One of the common rules that apply when designing a user interface is Fitts' Law, which describes the cost of moving a pointer to a target area. The time taken is dependent on both the distance and the size of the target, with the former defining the movement time and the latter defining the stopping time.

It's tempting to think that this rule doesn't apply to a touchscreen, but that's misleading. Moving a finger takes time, just as moving a mouse does—but now you need to perform the calculations in three dimensions.

There are some obvious effects to this difference. For example, with a mouse or a trackpad, a pointer movement and a drag take the same amount of time. With a touchscreen, the drag is faster, because it doesn't require moving the finger off the screen and then moving it back.

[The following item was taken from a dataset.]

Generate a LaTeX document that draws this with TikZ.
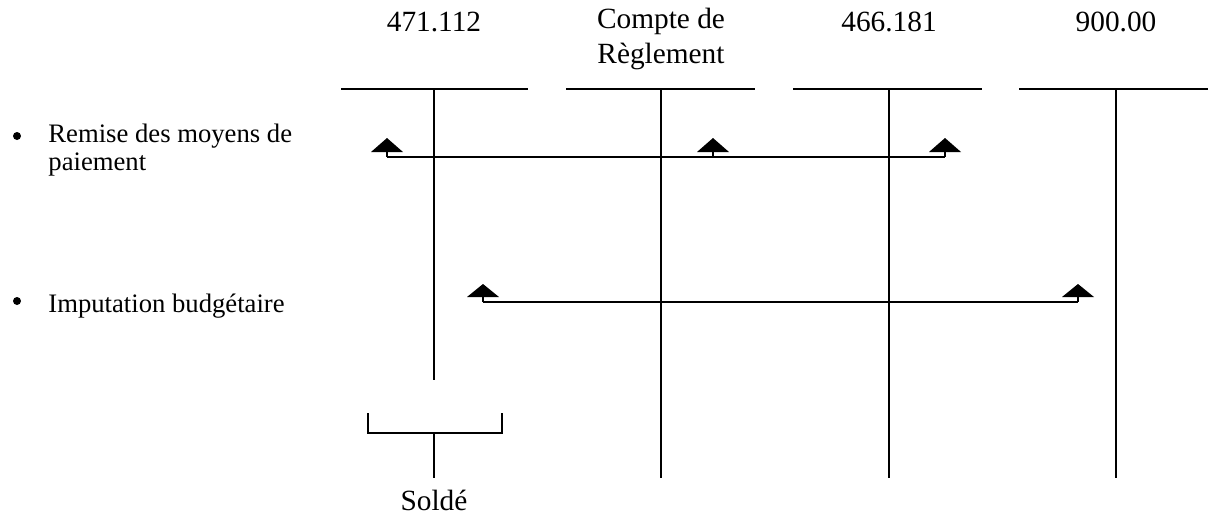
\documentclass[tikz,border=0pt]{standalone}
\usepackage{fontspec}
\setmainfont{Liberation Serif}
\begin{document}
\begin{tikzpicture}[x=0.45pt,y=-0.45pt,
  acct/.style={line width=0.9pt},
  thin/.style={line width=0.5pt},
  thick/.style={line width=0.9pt},
  tip/.style={fill=black},
  txt/.style={inner sep=0pt,font=\fontsize{12}{14}\selectfont},
  lab/.style={inner sep=0pt,anchor=base,font=\fontsize{13.2}{15}\selectfont},
  dot/.style={circle,fill=black,inner sep=0pt,minimum size=3.6pt}]
\useasboundingbox (0,0) rectangle (1208,517);
% account headings
\node[lab] (h1) at (434,31) {471.112};
\node[lab] (h2a) at (661,28) {Compte de};
\node[lab] (h2b) at (661,63) {Règlement};
\node[lab] (h3) at (889,31) {466.181};
\node[lab] (h4) at (1116,31) {900.00};
% T accounts
\coordinate (a1l) at (341,89); \coordinate (a1r) at (528,89);
\coordinate (a1t) at (434,89); \coordinate (a1b) at (434,380);
\coordinate (a2l) at (566,89); \coordinate (a2r) at (755,89);
\coordinate (a2t) at (661,89); \coordinate (a2b) at (661,478);
\coordinate (a3l) at (793,89); \coordinate (a3r) at (982,89);
\coordinate (a3t) at (889,89); \coordinate (a3b) at (889,478);
\coordinate (a4l) at (1019,89); \coordinate (a4r) at (1208,89);
\coordinate (a4t) at (1116,89); \coordinate (a4b) at (1116,478);
\draw[acct] (a1l) -- (a1r) (a1t) -- (a1b);
\draw[acct] (a2l) -- (a2r) (a2t) -- (a2b);
\draw[acct] (a3l) -- (a3r) (a3t) -- (a3b);
\draw[acct] (a4l) -- (a4r) (a4t) -- (a4b);
% bullets and labels
\node[dot] (b1) at (17,136) {};
\node[txt,anchor=base west] (r1) at (48,142) {Remise des moyens de};
\node[txt,anchor=base west] (r1b) at (48,170) {paiement};
\node[dot] (b2) at (17,301) {};
\node[txt,anchor=base west] (r2) at (48,312) {Imputation budgétaire};
% row 1
\coordinate (p1) at (387,157); \coordinate (p2) at (713,157); \coordinate (p3) at (945,157);
\draw[thin] (p1) -- (p3);
\foreach \c in {p1,p2,p3}{
  \draw[thick] (\c) -- ++(0,-6);
  \fill[tip] (\c) ++(0,-19) -- ++(16,14) -- ++(-32,0) -- cycle;
}
% row 2
\coordinate (q1) at (483,302); \coordinate (q2) at (1078,302);
\draw[thick] (q1) -- (q2);
\foreach \c in {q1,q2}{
  \draw[thick] (\c) -- ++(0,-6);
  \fill[tip] (\c) ++(0,-18) -- ++(16,13) -- ++(-32,0) -- cycle;
}
% bracket
\coordinate (k1) at (368,413); \coordinate (k2) at (502,413);
\coordinate (kc) at (434,433); \coordinate (ks) at (434,478);
\draw[acct] (k1) |- (k2 |- kc) -- (k2);
\draw[acct] (kc) -- (ks);
\node[lab] (s) at (434,510) {Soldé};
\end{tikzpicture}
\end{document}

This fact makes gesture-based interfaces more interesting on mobile devices. On the desktop, making a gesture can be slower than clicking on buttons that are close to each other. On a touchscreen, the gesture is often faster.

When applying Fitts' Law on the desktop, it's common to treat objects on the screen edges as being infinitely deep along that axis, because the windowing system clips mouse movements to the edge, meaning that you can overshoot the movement by as much as you like and still hit the target. This is why Mac OS put the menu bar along the top of the screen—it's easier to hit that top edge than to hit something floating in the middle of the screen.

Does this principle apply on touchscreens? Sometimes. The screen itself is a barrier to movement in one dimension, limiting the cost of moving the finger on to the screen. What about the edges? Moving your finger from space to the edge of the screen is about as easy as moving it to the middle of the screen. Dragging can be a different matter, depending on the design of the screen. The N900 has a small raised bevel around the edge of the screen. You can just slide your finger toward the edge and then get tactile feedback that it's time to stop. If you put drop targets around the edge of the screen, you can get some benefit from this design.

It's worth noting that the first system to use this rule efficiently was a PDA from a company named after a fruit. The Newton used the screen edge as a drop target for clippings. When you wanted to copy-and-paste between apps, you dragged something to the edge of the screen and left it there. Later, you would drag it back. This very clever and simple bit of user interface design was somehow forgotten by the company's next attempt at producing handheld computers.

The final thing to remember about touchscreens is that most people have opaque hands. While it's possible to put a mouse pointer over something without obscuring much detail, putting your finger on the touchscreen obscures a lot of the display. Think about positioning when you're placing user interface elements. A good example is the location of onscreen keyboards. They're typically at the bottom of the screen, for a good reason: If the keyboard is at the top, your hand would hide the interface element in which you're entering the text. It's a good idea to keep controls that modify other views near the bottom of the screen.

It's also important to remember the shape of fingers—an area where Apple failed on the iPhone. The iPhone's onscreen keyboard is designed to be used with two thumbs. If you haven't used an iPhone, hold your hand flat against a tabletop and then touch the surface of the table with your thumb. You'll notice that the place where you actually touch the table surface is slightly offset to the right or left (depending on which thumb you use) from the middle of your thumb. Biasing the hit locations for the buttons on the keyboard toward the edge of the screen would have improved typing accuracy, but Apple missed this trick.